## OBJECTIVE
Search the data below for the string "this". Extract every line that contains it.
==================================================
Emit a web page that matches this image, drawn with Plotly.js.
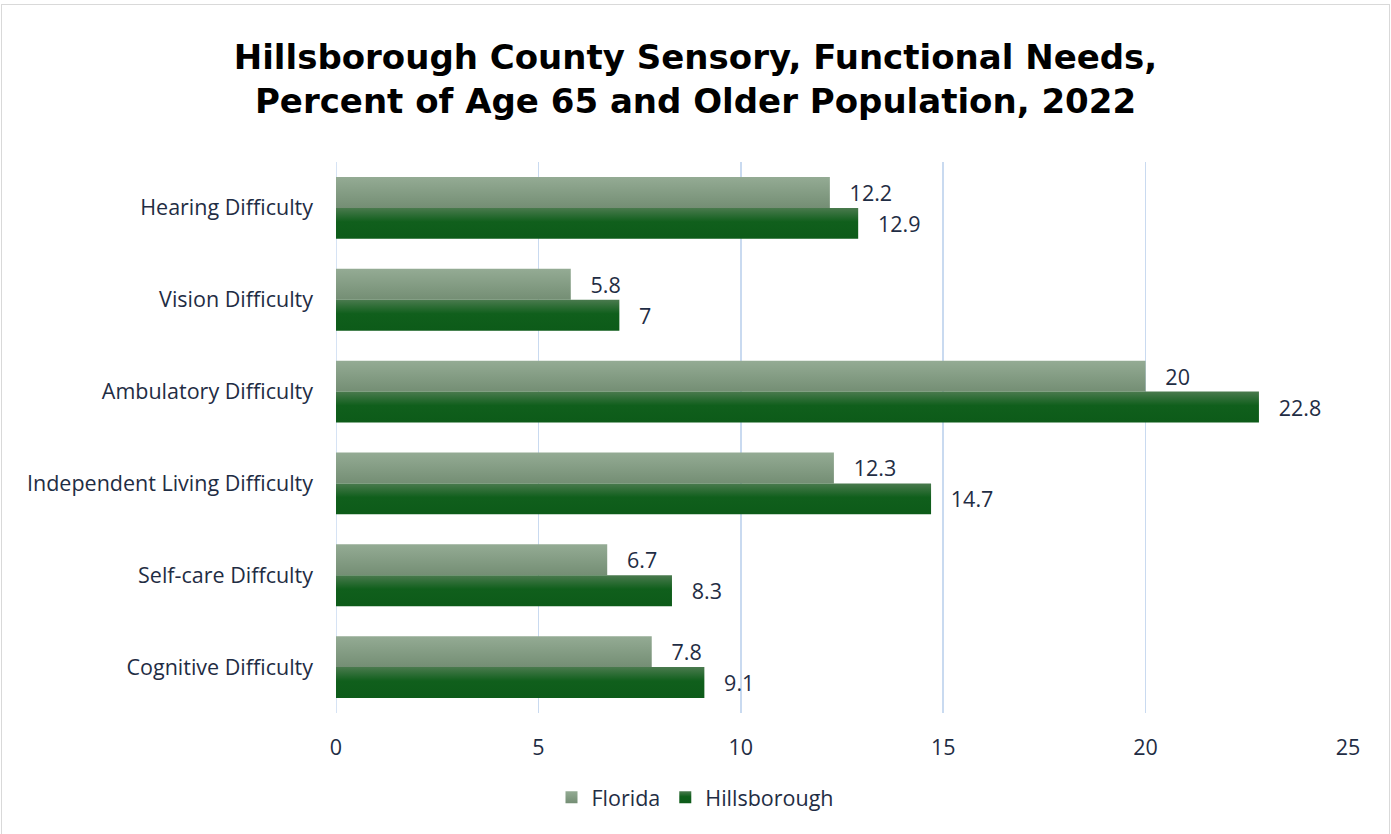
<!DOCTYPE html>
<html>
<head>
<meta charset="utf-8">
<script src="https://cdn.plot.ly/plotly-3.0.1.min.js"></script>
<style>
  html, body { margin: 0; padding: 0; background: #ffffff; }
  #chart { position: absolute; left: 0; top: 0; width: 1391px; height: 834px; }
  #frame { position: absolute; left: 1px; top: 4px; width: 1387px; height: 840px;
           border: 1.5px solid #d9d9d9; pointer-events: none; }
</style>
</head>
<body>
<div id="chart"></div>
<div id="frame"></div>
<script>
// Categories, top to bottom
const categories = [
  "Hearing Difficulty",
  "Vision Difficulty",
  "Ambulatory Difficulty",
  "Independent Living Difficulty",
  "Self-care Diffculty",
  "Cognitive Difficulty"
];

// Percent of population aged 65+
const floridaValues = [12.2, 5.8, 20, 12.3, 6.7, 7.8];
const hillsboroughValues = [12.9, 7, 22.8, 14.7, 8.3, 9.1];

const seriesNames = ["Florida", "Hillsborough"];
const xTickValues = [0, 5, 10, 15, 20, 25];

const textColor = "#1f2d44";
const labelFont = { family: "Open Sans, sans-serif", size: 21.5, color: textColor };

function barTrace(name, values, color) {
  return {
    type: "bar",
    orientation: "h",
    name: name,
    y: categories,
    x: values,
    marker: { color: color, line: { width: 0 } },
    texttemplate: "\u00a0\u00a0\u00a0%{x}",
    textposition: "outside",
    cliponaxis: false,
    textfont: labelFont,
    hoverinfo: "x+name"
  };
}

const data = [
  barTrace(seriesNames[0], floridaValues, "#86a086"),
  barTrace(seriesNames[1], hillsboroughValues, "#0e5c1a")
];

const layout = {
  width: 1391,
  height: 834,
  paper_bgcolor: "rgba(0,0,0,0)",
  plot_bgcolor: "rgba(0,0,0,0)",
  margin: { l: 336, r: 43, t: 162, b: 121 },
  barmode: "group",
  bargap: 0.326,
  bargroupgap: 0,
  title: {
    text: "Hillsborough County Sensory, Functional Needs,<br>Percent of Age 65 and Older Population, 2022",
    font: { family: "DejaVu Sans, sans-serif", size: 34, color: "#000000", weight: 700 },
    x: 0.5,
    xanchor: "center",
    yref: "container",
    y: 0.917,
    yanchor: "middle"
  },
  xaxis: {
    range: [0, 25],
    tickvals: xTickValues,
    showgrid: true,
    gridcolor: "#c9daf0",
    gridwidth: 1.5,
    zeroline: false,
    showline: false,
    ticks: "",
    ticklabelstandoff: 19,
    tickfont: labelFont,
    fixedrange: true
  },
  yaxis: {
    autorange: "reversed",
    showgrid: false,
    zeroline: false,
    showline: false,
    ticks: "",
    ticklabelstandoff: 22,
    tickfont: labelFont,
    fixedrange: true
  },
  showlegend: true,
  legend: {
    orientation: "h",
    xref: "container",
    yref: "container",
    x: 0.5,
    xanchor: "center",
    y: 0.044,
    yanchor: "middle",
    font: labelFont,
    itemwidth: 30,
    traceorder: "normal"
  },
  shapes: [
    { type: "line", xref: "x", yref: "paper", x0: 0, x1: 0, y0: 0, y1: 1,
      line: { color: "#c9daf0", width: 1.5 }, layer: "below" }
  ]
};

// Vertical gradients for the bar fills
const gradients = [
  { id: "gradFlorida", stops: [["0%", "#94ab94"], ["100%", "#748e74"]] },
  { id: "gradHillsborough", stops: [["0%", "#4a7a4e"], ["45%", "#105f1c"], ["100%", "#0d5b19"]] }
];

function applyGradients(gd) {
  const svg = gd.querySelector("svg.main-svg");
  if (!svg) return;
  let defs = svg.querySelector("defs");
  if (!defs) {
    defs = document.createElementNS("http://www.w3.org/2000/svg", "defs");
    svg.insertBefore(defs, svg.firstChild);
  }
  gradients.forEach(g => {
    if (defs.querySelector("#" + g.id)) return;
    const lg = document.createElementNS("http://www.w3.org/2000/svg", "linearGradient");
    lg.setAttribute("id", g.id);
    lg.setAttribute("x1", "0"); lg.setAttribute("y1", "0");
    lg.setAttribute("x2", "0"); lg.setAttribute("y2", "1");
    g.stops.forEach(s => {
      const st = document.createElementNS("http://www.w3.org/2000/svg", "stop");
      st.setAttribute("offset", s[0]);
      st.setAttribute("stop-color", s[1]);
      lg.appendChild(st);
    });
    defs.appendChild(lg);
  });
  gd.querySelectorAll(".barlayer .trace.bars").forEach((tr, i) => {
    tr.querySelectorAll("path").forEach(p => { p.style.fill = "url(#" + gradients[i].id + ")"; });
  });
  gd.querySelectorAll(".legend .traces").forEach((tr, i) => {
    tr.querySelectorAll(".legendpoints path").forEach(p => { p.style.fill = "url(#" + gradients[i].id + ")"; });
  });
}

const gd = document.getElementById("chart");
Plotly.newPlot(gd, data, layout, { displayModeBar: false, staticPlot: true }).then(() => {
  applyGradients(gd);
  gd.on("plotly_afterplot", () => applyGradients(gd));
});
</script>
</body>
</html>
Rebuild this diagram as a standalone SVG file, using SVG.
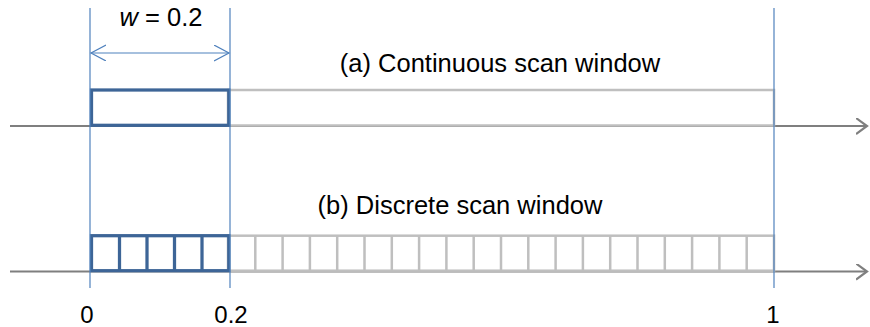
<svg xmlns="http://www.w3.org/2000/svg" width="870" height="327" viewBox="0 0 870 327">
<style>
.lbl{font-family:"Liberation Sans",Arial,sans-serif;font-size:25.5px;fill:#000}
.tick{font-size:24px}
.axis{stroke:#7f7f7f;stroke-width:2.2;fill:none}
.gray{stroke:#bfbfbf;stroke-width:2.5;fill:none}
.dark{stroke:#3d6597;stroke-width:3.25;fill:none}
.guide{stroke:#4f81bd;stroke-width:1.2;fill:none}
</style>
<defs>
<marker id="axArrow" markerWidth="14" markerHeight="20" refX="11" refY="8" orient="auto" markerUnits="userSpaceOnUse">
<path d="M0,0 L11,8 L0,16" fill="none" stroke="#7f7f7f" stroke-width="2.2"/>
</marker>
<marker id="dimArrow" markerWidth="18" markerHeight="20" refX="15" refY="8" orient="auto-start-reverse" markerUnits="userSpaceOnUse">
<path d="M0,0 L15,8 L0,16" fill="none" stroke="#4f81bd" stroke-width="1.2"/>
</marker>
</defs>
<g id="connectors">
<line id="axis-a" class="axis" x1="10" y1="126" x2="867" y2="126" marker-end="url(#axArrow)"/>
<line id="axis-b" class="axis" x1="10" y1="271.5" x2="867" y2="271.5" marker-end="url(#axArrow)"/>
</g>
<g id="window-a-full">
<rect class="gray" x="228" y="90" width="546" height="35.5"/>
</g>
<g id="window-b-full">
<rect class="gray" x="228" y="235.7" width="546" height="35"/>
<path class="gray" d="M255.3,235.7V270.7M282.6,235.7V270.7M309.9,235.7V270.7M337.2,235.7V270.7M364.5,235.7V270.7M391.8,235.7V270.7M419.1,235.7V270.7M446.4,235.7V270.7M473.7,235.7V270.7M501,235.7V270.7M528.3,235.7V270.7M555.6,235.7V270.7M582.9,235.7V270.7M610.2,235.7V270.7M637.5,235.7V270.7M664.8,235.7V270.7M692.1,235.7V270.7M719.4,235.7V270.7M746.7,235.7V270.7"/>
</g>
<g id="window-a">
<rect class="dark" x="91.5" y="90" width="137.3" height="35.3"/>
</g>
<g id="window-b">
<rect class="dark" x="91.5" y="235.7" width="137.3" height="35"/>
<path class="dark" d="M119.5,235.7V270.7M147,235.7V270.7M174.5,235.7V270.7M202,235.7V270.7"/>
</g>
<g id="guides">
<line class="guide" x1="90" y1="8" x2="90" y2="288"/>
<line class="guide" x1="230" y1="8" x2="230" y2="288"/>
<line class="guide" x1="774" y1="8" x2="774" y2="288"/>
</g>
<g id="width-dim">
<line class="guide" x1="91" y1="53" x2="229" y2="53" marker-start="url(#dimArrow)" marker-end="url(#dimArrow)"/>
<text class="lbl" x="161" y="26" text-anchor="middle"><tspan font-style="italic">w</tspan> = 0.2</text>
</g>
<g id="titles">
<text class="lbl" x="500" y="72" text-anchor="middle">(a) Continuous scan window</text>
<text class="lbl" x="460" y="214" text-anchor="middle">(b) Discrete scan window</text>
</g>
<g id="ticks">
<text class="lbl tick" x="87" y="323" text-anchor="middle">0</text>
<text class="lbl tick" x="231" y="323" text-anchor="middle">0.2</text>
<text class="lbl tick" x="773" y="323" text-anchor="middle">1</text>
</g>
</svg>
==================================================
## TASK RESPONSE
Emit a web page that matches this image, drawn with Plotly.js.
Rebuild this diagram as a standalone SVG file, using SVG.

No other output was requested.